I understand the argument that a virtual rape is a crime against the mind, just as a physical rape is both a power play over an individual's mind and body.

However, a virtual reality is just that, in my opinion: virtual. People have the ability to detach themselves from a virtual reality, as we're not a society of "wireheads"...yet. I feel that a virtual rape is only treated as "real" by those that have entirely immersed themselves in virtual culture, and many times at which point they are not privy to the same societal laws.
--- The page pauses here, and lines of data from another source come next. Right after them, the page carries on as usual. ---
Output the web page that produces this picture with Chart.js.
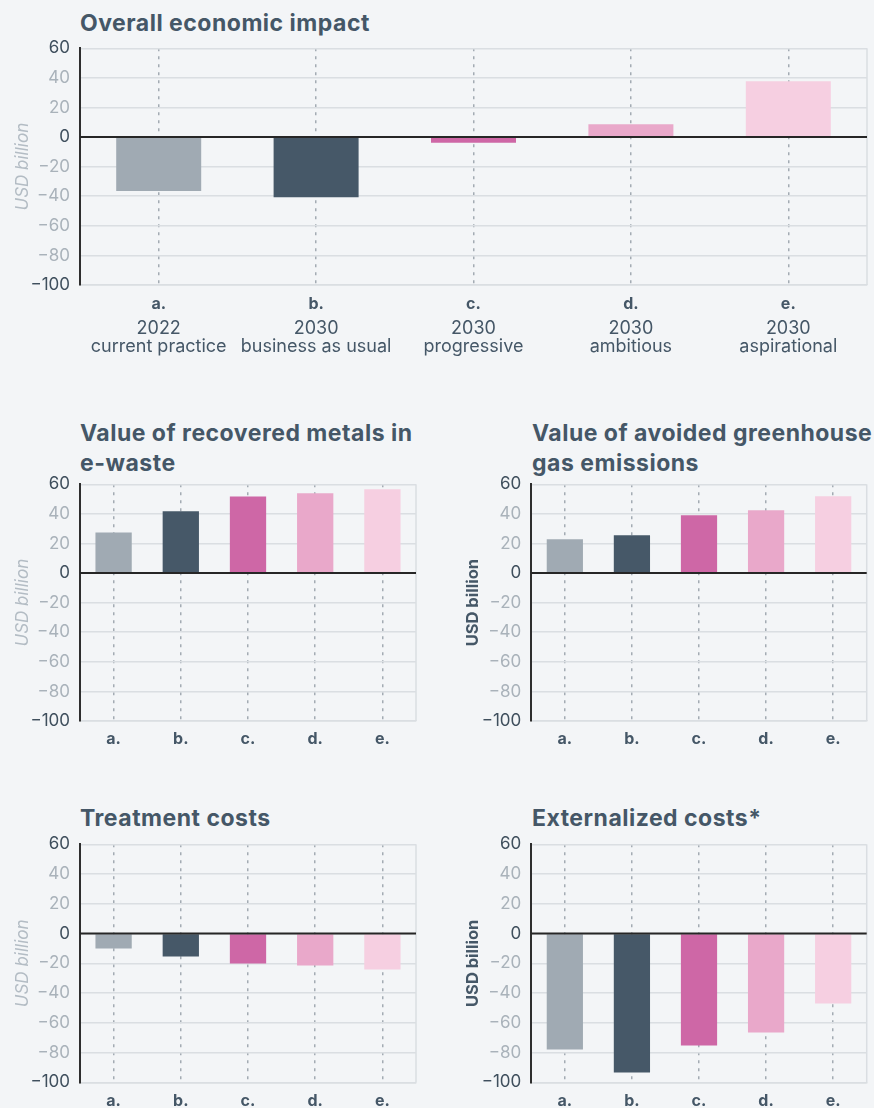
<!DOCTYPE html>
<html>
<head>
<meta charset="utf-8">
<script src="https://cdn.jsdelivr.net/npm/chart.js@4.4.1/dist/chart.umd.min.js"></script>
<style>
  html, body { margin: 0; padding: 0; background: #f3f5f7; }
  body { width: 874px; height: 1108px; position: relative; overflow: hidden; font-family: Inter, "DejaVu Sans", sans-serif; }
  .title { position: absolute; font-weight: 700; font-size: 23px; letter-spacing: 0.5px; line-height: 29.5px; color: #455767; white-space: nowrap; }
  .box { position: absolute; }
  canvas { display: block; }
</style>
</head>
<body>
<div class="title" style="left:80px; top:9px;">Overall economic impact</div>
<div class="title" style="left:80px; top:419px;">Value of recovered metals in<br>e-waste</div>
<div class="title" style="left:532px; top:419px;">Value of avoided greenhouse<br>gas emissions</div>
<div class="title" style="left:80px; top:804px;">Treatment costs</div>
<div class="title" style="left:532px; top:804px;">Externalized costs*</div>

<div class="box" style="left:0; top:0; width:874px; height:372px;"><canvas id="overall"></canvas></div>
<div class="box" style="left:0; top:460px; width:440px; height:300px;"><canvas id="metals"></canvas></div>
<div class="box" style="left:440px; top:460px; width:434px; height:300px;"><canvas id="ghg"></canvas></div>
<div class="box" style="left:0; top:820px; width:440px; height:288px;"><canvas id="treatment"></canvas></div>
<div class="box" style="left:440px; top:820px; width:434px; height:288px;"><canvas id="external"></canvas></div>

<script>
// Scenario labels
const letters   = ['a.', 'b.', 'c.', 'd.', 'e.'];
const years     = ['2022', '2030', '2030', '2030', '2030'];
const scenarios = ['current practice', 'business as usual', 'progressive', 'ambitious', 'aspirational'];

// Values, USD billion
const overallImpact     = [-36.5, -40.6, -3.9, 8.6, 37.7];
const recoveredMetals   = [27.5, 41.7, 51.8, 53.9, 56.6];
const avoidedEmissions  = [22.8, 25.5, 39.0, 42.4, 51.9];
const treatmentCosts    = [-10.1, -15.5, -20.2, -21.5, -24.2];
const externalizedCosts = [-78.0, -93.4, -75.3, -66.6, -47.0];

// Value axis ticks
const yTickValues = [60, 40, 20, 0, -20, -40, -60, -80, -100];
const strongTicks = [60, 0, -100];

const barColors = ['#a0aab3', '#465868', '#ce67a6', '#e9a8ca', '#f6cfe1'];

const FONT = 'Inter, "DejaVu Sans", sans-serif';
Chart.defaults.font.family = FONT;

const DARK = '#455767';
const TICK_DARK = '#3f4f5d';
const TICK_LIGHT = '#a9b2ba';
const GRID = '#dadee2';

// Right frame edge and the zero baseline drawn over the bars
const frameLines = {
  id: 'frameLines',
  afterDatasetsDraw(chart) {
    const { ctx, chartArea: a } = chart;
    const y = chart.scales.y;
    ctx.save();
    ctx.strokeStyle = GRID;
    ctx.lineWidth = 1.5;
    ctx.beginPath();
    ctx.moveTo(a.right, a.top);
    ctx.lineTo(a.right, a.bottom);
    ctx.stroke();
    const y0 = y.getPixelForValue(0);
    ctx.strokeStyle = '#262626';
    ctx.lineWidth = 2;
    ctx.beginPath();
    ctx.moveTo(a.left, y0);
    ctx.lineTo(a.right, y0);
    ctx.stroke();
    ctx.restore();
  }
};

function minus(v) {
  return v < 0 ? '\u2212' + Math.abs(v) : String(v);
}

function makeChart(id, values, o) {
  const scales = {
    x: {
      type: 'category',
      weight: 0,
      offset: true,
      // dotted vertical lines through the bar centres
      grid: { display: true, offset: false, drawTicks: false, color: '#a3abb3', lineWidth: 1.5 },
      border: { display: true, color: GRID, width: 1.5, dash: [3, 5] },
      ticks: { autoSkip: false, maxRotation: 0, padding: o.xPad, color: DARK, font: { size: 16, weight: 'bold' } },
      afterFit(s) { s.height = o.xHeight; }
    },
    y: {
      min: yTickValues[yTickValues.length - 1],
      max: yTickValues[0],
      afterBuildTicks(s) { s.ticks = yTickValues.map(v => ({ value: v })); },
      grid: { color: GRID, lineWidth: 1.5, drawTicks: false },
      border: { display: true, color: '#2e2e2e', width: 2 },
      ticks: {
        padding: 10,
        font: { size: 17 },
        color: ctx => strongTicks.includes(ctx.tick.value) ? TICK_DARK : TICK_LIGHT,
        callback: v => minus(v)
      },
      title: {
        display: true,
        text: 'USD billion',
        color: o.titleStrong ? DARK : '#b3bcc4',
        font: o.titleStrong ? { size: 16.5, weight: 'bold' } : { size: 17, style: 'italic' },
        padding: { top: o.titlePad, bottom: 0 }
      },
      afterFit(s) { s.width = o.yWidth; }
    }
  };
  if (o.extraLabels) {
    // year and scenario name under the letter labels
    scales.x2 = {
      type: 'category',
      weight: 1,
      position: 'bottom',
      labels: o.extraLabels,
      offset: true,
      grid: { display: false, drawTicks: false },
      border: { display: false },
      ticks: { autoSkip: false, maxRotation: 0, padding: 5, color: DARK, font: { size: 18, lineHeight: 0.97 } },
      afterFit(s) { s.height = 57; }
    };
  }
  return new Chart(document.getElementById(id), {
    type: 'bar',
    data: {
      labels: letters,
      datasets: [{
        data: values,
        backgroundColor: barColors,
        borderWidth: 0,
        barPercentage: 0.54,
        categoryPercentage: 1
      }]
    },
    options: {
      responsive: true,
      maintainAspectRatio: false,
      animation: false,
      layout: { padding: { top: o.padTop, right: o.padRight, left: 0, bottom: 0 } },
      plugins: { legend: { display: false }, tooltip: { enabled: false }, title: { display: false } },
      scales: scales
    },
    plugins: [frameLines]
  });
}

const yearScenario = years.map((y, i) => [y, scenarios[i]]);

makeChart('overall', overallImpact, {
  padTop: 48.3, padRight: 7, yWidth: 80, xHeight: 30, xPad: 10,
  titlePad: 12.8, titleStrong: false, extraLabels: yearScenario
});
makeChart('metals', recoveredMetals, {
  padTop: 24.3, padRight: 24, yWidth: 80, xHeight: 39, xPad: 9,
  titlePad: 12.8, titleStrong: false
});
makeChart('ghg', avoidedEmissions, {
  padTop: 24.3, padRight: 7.3, yWidth: 91.3, xHeight: 39, xPad: 9,
  titlePad: 22.8, titleStrong: true
});
makeChart('treatment', treatmentCosts, {
  padTop: 24.3, padRight: 24, yWidth: 80, xHeight: 25.7, xPad: 9,
  titlePad: 12.8, titleStrong: false
});
makeChart('external', externalizedCosts, {
  padTop: 24.3, padRight: 7.3, yWidth: 91.3, xHeight: 25.7, xPad: 9,
  titlePad: 22.8, titleStrong: true
});
</script>
</body>
</html>
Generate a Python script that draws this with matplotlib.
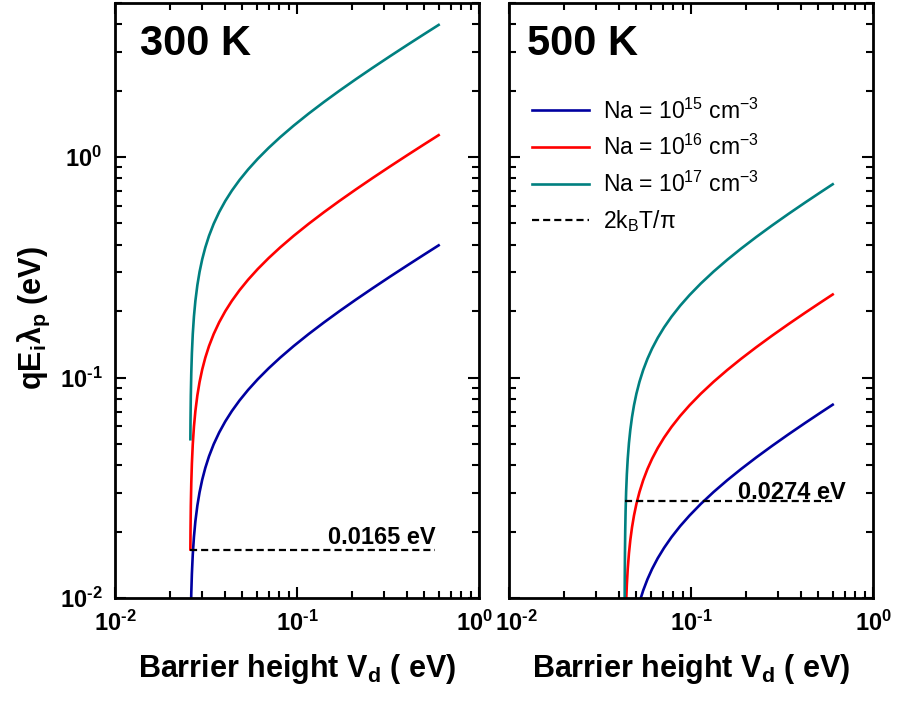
import numpy as np
import matplotlib
matplotlib.use('Agg')
import matplotlib.pyplot as plt
import matplotlib.transforms as mtransforms

plt.rcParams['font.family'] = ['Liberation Sans', 'DejaVu Sans']
plt.rcParams['mathtext.fontset'] = 'custom'
plt.rcParams['mathtext.rm'] = 'Liberation Sans'
plt.rcParams['mathtext.it'] = 'Liberation Sans:italic'
plt.rcParams['mathtext.bf'] = 'Liberation Sans:bold'

# Datos
# 300 K
x300 = [0.02595, 0.0260, 0.0261, 0.02625, 0.02645, 0.02675, 0.02715, 0.02765,
        0.02835, 0.02915, 0.03015, 0.03135, 0.03285, 0.03485, 0.03735, 0.04035,
        0.04385, 0.04835, 0.05385, 0.06085, 0.06985, 0.08085, 0.09585, 0.11585,
        0.14085, 0.17085, 0.21085, 0.26085, 0.32585, 0.40585, 0.49585, 0.6]
na15_300 = [0.00525, 0.00643, 0.0083, 0.0105, 0.01286, 0.01575, 0.01893, 0.02228,
            0.02625, 0.03016, 0.03442, 0.03893, 0.04393, 0.04981, 0.0563, 0.06322,
            0.07043, 0.07875, 0.08785, 0.09822, 0.11012, 0.12312, 0.1389, 0.1575,
            0.178, 0.1999, 0.2258, 0.2545, 0.2876, 0.3236, 0.3599, 0.3978]
na16_300 = [0.0166, 0.02034, 0.02625, 0.0332, 0.04066, 0.0498, 0.05987, 0.07044,
            0.0830, 0.09538, 0.10886, 0.12312, 0.13891, 0.1575, 0.17804, 0.19992,
            0.22273, 0.24903, 0.2778, 0.31059, 0.34824, 0.38935, 0.43925, 0.49806,
            0.56301, 0.63218, 0.71409, 0.80482, 0.90932, 1.02342, 1.13818, 1.25782]
na17_300 = [0.0525, 0.0643, 0.0830, 0.105, 0.1286, 0.1575, 0.1893, 0.2228,
            0.2625, 0.3016, 0.3442, 0.3893, 0.4393, 0.4981, 0.5630, 0.6322,
            0.7043, 0.7875, 0.8785, 0.9822, 1.1012, 1.2312, 1.3890, 1.575,
            1.7804, 1.9991, 2.2581, 2.5450, 2.8755, 3.2363, 3.5992, 3.9776]
# 500 K
x500 = [0.04318, 0.04323, 0.04333, 0.04348, 0.04368, 0.04398, 0.04438, 0.04488,
        0.04558, 0.04638, 0.04738, 0.04858, 0.05008, 0.05208, 0.05458, 0.05758,
        0.06108, 0.06558, 0.07108, 0.07808, 0.08708, 0.09808, 0.11308, 0.13308,
        0.15808, 0.18808, 0.22808, 0.27808, 0.34308, 0.42308, 0.51308, 0.6]
na15_500 = [0.00101, 0.00124, 0.0016, 0.00202, 0.00247, 0.00303, 0.00364, 0.00428,
            0.00505, 0.0058, 0.00662, 0.00748, 0.00844, 0.00957, 0.01082, 0.01215,
            0.01354, 0.01514, 0.01688, 0.01888, 0.02117, 0.02366, 0.0267, 0.03027,
            0.03422, 0.03842, 0.0434, 0.04891, 0.05527, 0.0622, 0.06917, 0.0753]
na16_500 = [0.00319, 0.00391, 0.00504, 0.00638, 0.00781, 0.00957, 0.01151, 0.01354,
            0.01595, 0.01833, 0.02092, 0.02366, 0.0267, 0.03027, 0.03422, 0.03842,
            0.04281, 0.04786, 0.05339, 0.05969, 0.06693, 0.07483, 0.08442, 0.09572,
            0.1082, 0.1215, 0.13724, 0.15468, 0.17476, 0.19669, 0.21874, 0.23813]
na17_500 = [0.01009, 0.01236, 0.01595, 0.02018, 0.02471, 0.03027, 0.03638, 0.04281,
            0.05045, 0.05797, 0.06616, 0.07483, 0.08442, 0.09572, 0.10821, 0.1215,
            0.13537, 0.15135, 0.16884, 0.18876, 0.21165, 0.23663, 0.26696, 0.3027,
            0.34217, 0.38422, 0.43399, 0.48913, 0.55265, 0.62199, 0.69174, 0.75304]

# linea 2kBT/pi
kt_line_x300 = [0.02595, 0.57]
kt_line_x500 = [0.04318, 0.60]
kt300 = 0.0165
kt500 = 0.0274

etiquetas = [r'Na = 10$^{15}$ cm$^{-3}$', r'Na = 10$^{16}$ cm$^{-3}$',
             r'Na = 10$^{17}$ cm$^{-3}$']
colores = ['#0000A0', '#FF0000', '#008080']
ticks = [0.01, 0.1, 1.0]
tick_labels = [r'$\mathbf{10^{‐2}}$', r'$\mathbf{10^{‐1}}$', r'$\mathbf{10^{0}}$']

fig = plt.figure(figsize=(9.04, 7.03), dpi=100)
ax1 = fig.add_axes([0.1272, 0.1494, 0.4027, 0.8463])
ax2 = fig.add_axes([0.5631, 0.1494, 0.4027, 0.8463])

paneles = [
    (ax1, x300, [na15_300, na16_300, na17_300], kt_line_x300, kt300, '300 K', '0.0165 eV', 0.577, 1.06, 0.069),
    (ax2, x500, [na15_500, na16_500, na17_500], kt_line_x500, kt500, '500 K', '0.0274 eV', 0.706, 1.03, 0.048),
]

for ax, x, series, kx, kv, titulo, texto, tx, ty, titx in paneles:
    for y, c, lab in zip(series, colores, etiquetas):
        ax.plot(x, y, color=c, lw=1.9, label=lab)
    ax.plot(kx, [kv, kv], color='black', lw=1.6, linestyle=(0, (3.2, 1.8)),
            label='2k$_\\mathrm{B}$T/π')
    ax.set_xscale('log')
    ax.set_yscale('log')
    ax.set_xlim(0.01, 1.0)
    ax.set_ylim(0.01, 5.0)
    ax.set_xticks(ticks)
    ax.set_xticklabels(tick_labels)
    ax.set_yticks(ticks)
    ax.set_yticklabels(tick_labels)
    ax.tick_params(which='both', direction='in', top=True, right=True, width=1.5)
    ax.tick_params(which='major', length=8, labelsize=17, pad=9)
    ax.tick_params(which='minor', length=5)
    for s in ax.spines.values():
        s.set_linewidth(2)
    ax.set_xlabel(r'Barrier height V$_\mathbf{d}$ ( eV)', fontsize=22,
                  fontweight='bold', labelpad=12)
    ax.text(titx, 0.9126, titulo, transform=ax.transAxes, fontsize=30,
            fontweight='bold', va='baseline')
    ax.text(tx, kv * ty, texto, fontsize=17, fontweight='bold', ha='right',
            va='baseline')

ax2.tick_params(labelleft=False)
ax1.set_ylabel(r'qE$_\mathbf{i}$λ$_\mathbf{p}$ (eV)', fontsize=22,
               fontweight='bold')
ax1.yaxis.set_label_coords(-0.173, 0.47)
ax2.legend(loc='upper left', bbox_to_anchor=(0.063, 0.84), frameon=False,
           fontsize=16.5, handlelength=2.5, handletextpad=0.6, labelspacing=0.5,
           borderpad=0, borderaxespad=0)

# separar las etiquetas 10^0 / 10^-2 que quedan juntas entre paneles
lbl_izq = ax1.get_xticklabels()[-1]
lbl_izq.set_transform(lbl_izq.get_transform() +
                      mtransforms.ScaledTranslation(-0.05, 0, fig.dpi_scale_trans))
lbl_der = ax2.get_xticklabels()[0]
lbl_der.set_transform(lbl_der.get_transform() +
                      mtransforms.ScaledTranslation(0.07, 0, fig.dpi_scale_trans))

fig.savefig('out.png', dpi=100, facecolor='white')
While harassment online is a serious consideration, I believe rape is a PHYSICAL assault on the body to obtain power over the MENTAL.

Sara Barrantes said...

While reading the article, "A Rape in Cyberspace," I felt kind of confused by the trauma these people claimed to have experienced. I agree that rape is "a crime against the mind," but one should be aware of the possible dangers of an online community. I was also under the impression that the people in the MOO did not see visuals, but only got sentences on their screen. To me, that is no different than getting a Spam e-mail asking to enlarge your penis. As a reader, you have the ability to delete the e-mail or sign off of the MOO. I know that I sound completely heartless for not feeling much sympathy, but it’s the person’s choice to part of a potentially harmful community.

myoung said...

I agree with both of the comments written. Sex is experience most by the mind rather than the body. Therefore, "rape can occur without any physical pain or damage." Before reading this article I laughed at the idea of virtual rape. I mentally noted that it cannot be real and that it was just a bunch of people on the internet that had their feelings hurt. But after reading Dibbell's article, I have a totally different perspective on the issue. When the mind is hurt I feel that it will take longer for it to recover. In addition virtual rape is just as bad as physical rape.

Mollie said...

I think an important point discussed in this comment is about the social norms differing from the real world and the virtual world. When you asked where we should draw the line, it seems like the point of a virtual world in many ways is to be without those expected norms... Whats the point in making a fake person in MUD or SL if you're still restricted to the norms and boundaries of real life? If anything, I feel like fake persona's give individuals the perfect opportunity to live vicariously through this other persona.. doing and saying things that they wouldn't dare do in the real life. As Rheingold pointed out, children can use it to "test the difficult waters of adolescence", where they can escapre, and be in a world where they can exert perfect control. So why shouldn't people take advantage of no boundaries or rules??